Too bad that you have yet to explore all the nice vintage gears. It's a matter of taste at this point so no further discussion needed.

Sorry S23chang, didn't see your list before responding to your 1st post. So far as vintage gear and value goes, I do agree with much of what you say.

So far as OTL amps, yes they do have limitations like most tube gear. Does "in your face" mean a more up front presentation? Yes I would say that is correct as well, at least in comparison with virtually all ss and many tube amps. But I don't think this is characteristic of the design so much as a reflection of the recording. OTL amps only sound in your face on recordings that are closely miked, they do have a greater sense of immediacy and yet if the recording is laid back they can sound that way as well. In fact I can clearly hear more into the recording with these amps, they seem to be more accurate in this regard. On balance OTL designs seem closer to real than any of the transformer coupled tube amps I have heard top to bottom. The reason they aren't widely accepted by audiophiles (manufacturer's follow the market) is simply that the design hasn't progressed past their intrinsic limitations, impedance matching, inefficiency and heat.

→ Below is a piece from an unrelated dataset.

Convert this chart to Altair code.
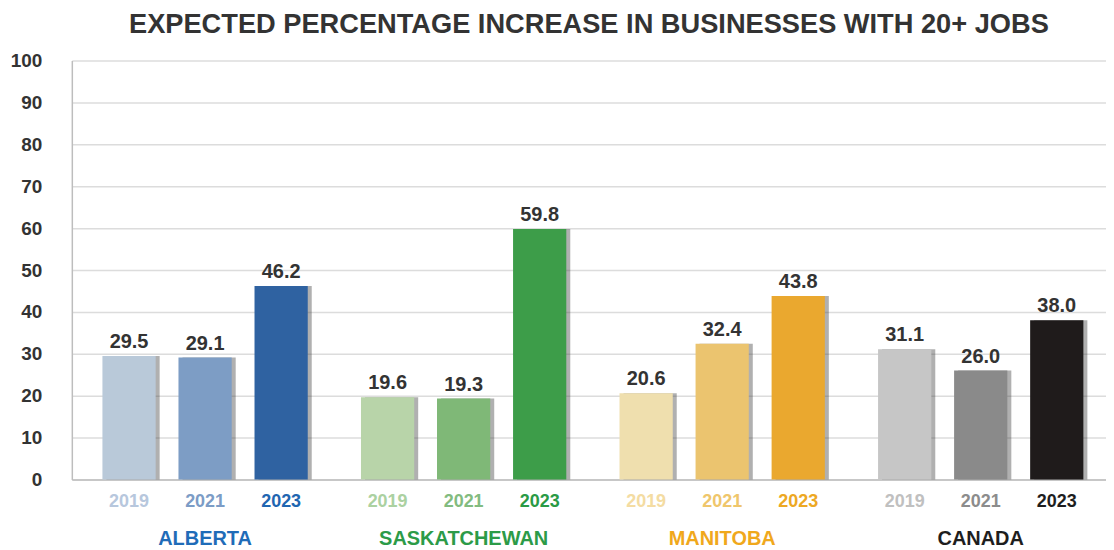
import altair as alt
import pandas as pd

groups = ["ALBERTA", "SASKATCHEWAN", "MANITOBA", "CANADA"]
years = ["2019", "2021", "2023"]
alberta = [29.5, 29.1, 46.2]
saskatchewan = [19.6, 19.3, 59.8]
manitoba = [20.6, 32.4, 43.8]
canada = [31.1, 26.0, 38.0]

series = [alberta, saskatchewan, manitoba, canada]
rows = []
for g, vals in zip(groups, series):
    for y, v in zip(years, vals):
        rows.append({"group": g, "year": y, "value": v, "key": f"{g}-{y}"})
df = pd.DataFrame(rows)
gdf = pd.DataFrame({"group": groups})

keys = list(df["key"])
bar_colors = [
    "#b9c9d9", "#7d9dc5", "#2f62a1",
    "#b8d4a9", "#7fb877", "#3d9d49",
    "#efdfae", "#ebc46f", "#eaa82f",
    "#c6c6c6", "#8a8a8a", "#1f1b1b",
]
year_colors = [
    "#b7c7dd", "#7c9cc6", "#1f66b1",
    "#abd1a1", "#82bb7f", "#2a9a45",
    "#f4dca2", "#efc66b", "#eda823",
    "#c0c0c0", "#8c8c8c", "#1e1e1e",
]
group_colors = ["#1f6cb8", "#2c9b48", "#f0a81c", "#1e1e1e"]

W, H = 1037, 420
BAND = W / 4
SHIFT = 4
FONT = "Liberation Sans"

x = alt.X("group:N", sort=groups,
          scale=alt.Scale(type="band", paddingInner=0, paddingOuter=0),
          axis=alt.Axis(labels=False, ticks=False, title=None, domain=True,
                        domainColor="#bdbdbd", domainWidth=1.5, grid=False))
xo = alt.XOffset("year:N", sort=years,
                 scale=alt.Scale(type="band", paddingInner=0.3, paddingOuter=0.35,
                                 range=[SHIFT, BAND + SHIFT]))
xo_shadow = alt.XOffset("year:N", sort=years,
                        scale=alt.Scale(type="band", paddingInner=0.3, paddingOuter=0.35,
                                        range=[SHIFT + 4, BAND + SHIFT + 4]))
yenc = alt.Y("value:Q", scale=alt.Scale(domain=[0, 100]),
             axis=alt.Axis(values=list(range(0, 101, 10)), title=None, ticks=False,
                           labelFont=FONT, labelFontSize=19, labelFontWeight="bold",
                           labelColor="#333333", labelPadding=30,
                           domainColor="#bdbdbd", domainWidth=1.5,
                           gridColor="#dcdcdc", gridWidth=1.5))

base = alt.Chart(df)

shadow = base.mark_bar(color="#3a3a3a", opacity=0.4).encode(
    x=x, xOffset=xo_shadow, y=yenc)

bars = base.mark_bar().encode(
    x=x, xOffset=xo, y=yenc,
    color=alt.Color("key:N", scale=alt.Scale(domain=keys, range=bar_colors), legend=None),
)

vals = base.mark_text(baseline="bottom", dy=-4, font=FONT, fontSize=20,
                      fontWeight="bold", color="#333333").encode(
    x=x, xOffset=xo, y=yenc, text=alt.Text("value:Q", format=".1f"))

yrs = base.mark_text(baseline="middle", font=FONT, fontSize=18, fontWeight="bold").encode(
    x=x, xOffset=xo, y=alt.value(H + 23), text="year:N",
    color=alt.Color("key:N", scale=alt.Scale(domain=keys, range=year_colors), legend=None),
)

glabels = alt.Chart(gdf).mark_text(baseline="middle", font=FONT, fontSize=20,
                                   fontWeight="bold", dx=SHIFT).encode(
    x=x, y=alt.value(H + 60), text="group:N",
    color=alt.Color("group:N", scale=alt.Scale(domain=groups, range=group_colors), legend=None),
)

chart = alt.layer(shadow, bars, vals, yrs, glabels).resolve_scale(
    color="independent", xOffset="independent"
).properties(
    width=W, height=H,
    title=alt.TitleParams("EXPECTED PERCENTAGE INCREASE IN BUSINESSES WITH 20+ JOBS",
                          font=FONT, fontSize=27.3, fontWeight="bold", color="#333333",
                          anchor="middle", offset=13),
    padding={"left": 2, "top": 2, "right": 0, "bottom": 0},
).configure_view(stroke=None)

chart.save("out.html", embed_options={"renderer": "svg", "actions": False})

btw, the Dynaco Mk III's I am very familiar with and are superb amps. They also run quite hot and can really go through tubes, maybe there is something to this has something to do with their sound? Btw, my MC-60's are far from the stock warm and fuzzy vintage variety. They are pushing out close to 130 watts and have ss rectifiers with a beefed up power supply. Better extension on top and extremely punchy in the bass, just lacking the definition of the OTL's and ss. Again it depends on what the music is.
Thank you Tubegroover for your response. Yes, not many folks like "in your face" sound. It is not really how the recording was done, rather, it was just exaggerated overall. Too much excitement is not good either. It really make you fatigue after long listening. The OTL tend to have control issue like runaway train. Maybe with the modern microchips, the OTL might have great potential lack of general public interest. So we're back to square one with traditional transformer amps.